The push to ringfence audit practices follows a string of accounting scandals at the likes of retailer BHS, outsourcer Carillion and cake seller Patisserie Valerie.

Patisserie Valerie closed sign - DANIEL LEAL-OLIVAS  /AFP

The changes do not apply to mid-tier firms, but challengers may feel compelled to follow suit to convince clients that they can provide audits of a similar quality to the Big Four.

David Rule, executive director of supervision at the FRC, said: “It’s possible smaller firms will embrace this anyway as a competitive necessity.”
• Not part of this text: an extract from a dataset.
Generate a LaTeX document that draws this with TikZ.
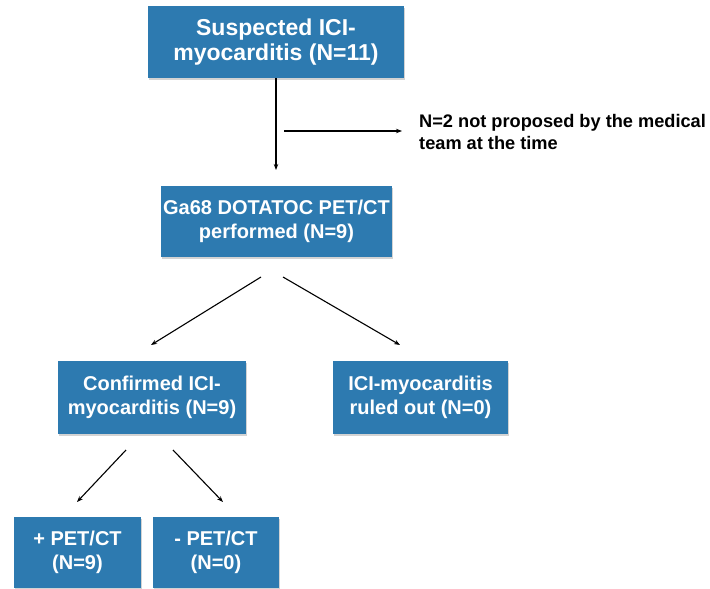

The Big Four’s separation of audit practices is likely to create a market norm which challenger firms will have to follow in order to win coveted FTSE 350 audit mandates, sources at challenger firms said.

Bob Neate, head of audit at Mazars, one of them, said: “I think the market will begin to expect [ringfenced audit practices] because when we are pitching against the Big Four for a FTSE 350 audit, a smart audit committee chair would say, ‘Why aren’t you doing this if it is deemed to be the right answer?’”

The audit and consulting arms of RSM, the other major challenger, have been legally separate entities since 2007, and the firm says its audit division is already operationally distinct from the rest of the business.

Regulators have given the Big Four until 2024 to complete any split, but a senior source said BDO expects to move faster, potentially completing its split within a year of deciding to do it.